Ugh. If your eggs sport a green/gray layer between the yolk and the white it’s a glaring indication the eggs are
That green coloration is a chemical reaction between the sulfur in the egg white and the iron in the egg yolk. It tastes bad, smells bad, looks bad and is a message to you that you need to cook them differently next time.
Do other methods of cooking eggs work? Sure. However, in my decades of egg cookery I’ve never come across any method that is as reliably consistent as this one. In cooking hundreds of eggs this way I’ve only ever had a handful give me peeling difficulty.
Sometimes, farm fresh eggs like to hang on to that membrane for dear life and sometimes they don’t. I can’t vouch for the reliability of this cooking method for them every time, they seem to have a mind of their own.
Easy Peel Hard Boiled Eggs
- 6 large eggs, cold (or however many you want)
- water to cover
- Place enough water in a 2 quart saucepan to cover the eggs by at least 1 inch. Bring to a light boil.
- Ready your timer to 10 minutes (or desired length of time) but do not yet set it to count down.
- Using a slotted spoon, lower 1 or 2 eggs at a time into the boiling water. Bob them up and down a few times to allow the shells to adjust to the heat before setting them down in. Work quickly but gently. When all eggs are in the water, set your timer. Reduce heat to a bare simmer.
- While they cook, prepare an ice bath. Place ice in a large bowl and add water, but not enough to cover the ice.
- When timer goes off, remove eggs to the ice bath to cool.
- Not sure how long you like your eggs? Experiment. As you remove them from the water at different times, allow them to dry for a moment then mark the shells with a marker.
- Want a gooey yolk?
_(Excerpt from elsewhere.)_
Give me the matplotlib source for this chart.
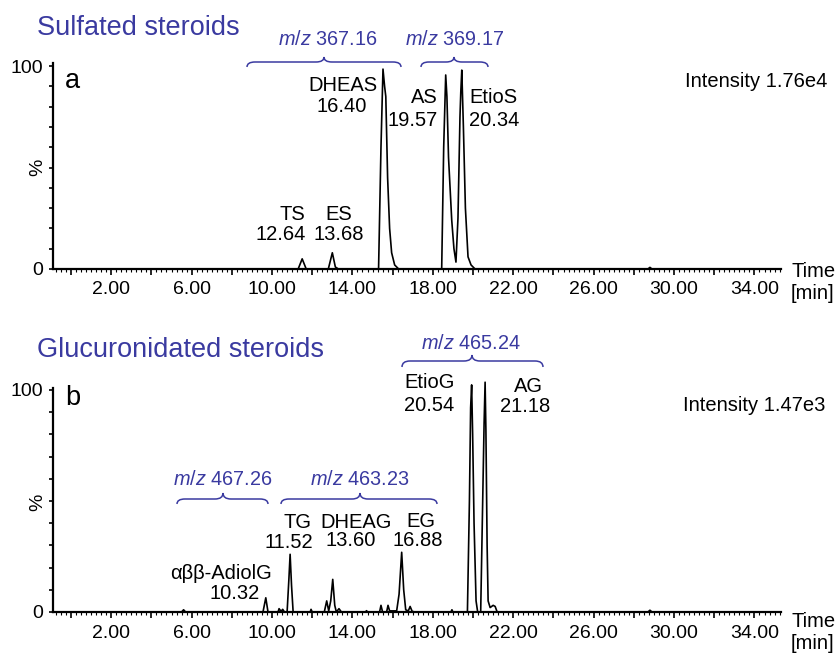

Cook 8 min. Want deviled eggs or egg salad? 13-14 min.
- Cook an extra egg or two. One will usually have tiny cracks in the shell and will crack in the water. Snacks!
- If you’re cooking a lot of eggs (12 or more) either use a big pot or cook them in batches. You don’t want the cold eggs to lower the temperature of the boiling water by much when you put them in. Leaving lots of wiggle room allows them to cook evenly.
If you’re looking for a new dinner idea, try fixing up a big salad including these eggs and and my Creamy Avocado Lime Ranch Dressing?
thank you! just made myself an egg salad sandwich for the first time in years. didn’t follow your recipe to the letter, ice bath, messed that up, but frozen water worked.
I’m glad you had success! Now I’m hungry for egg salad…
Success! Only one egg out of seventeen didn’t peel smoothly.
Hi Erin – Yay!
Love this recipe!! What I like most about it is the consistency in the outcome. In addition to the timing that is suggested in the recipe, running the egg under water as I am peeling the egg, using a slightly older egg, putting my eggs out and letting them come close to room temperature before I boil them and finally, after I cook the eggs (I always use the 11 minute time), after draining the hot water, I run cold, tap water over the eggs so that I can handle the eggs. I usually time what I am doing with the eggs such that I don’t need to use the eggs right away so I am able to let the hot, newly boiled eggs, come to room temperature on my kitchen counter before I refrigerate them. This year, I made pickled eggs for Easter with fresh beets that I had prepared and canned a couple of weeks ago. Yummy!! Love this blog! Donna’s tips are just wonderful!!
Thank you, Andrea! I’m glad you’ve adapted it to what works for you. That’s what cooking is all about! Enjoy!
Didn’t work for me
. No devilled eggs for me today!
I’m sorry you had difficulty! I’ve been using this method for 10 years and hundreds of eggs and had difficulty for the first time a few weeks ago. I’m curious, did you use store bought or farm fresh eggs? Do you know how old they were? I’m interested in the variables. Thanks for your feedback.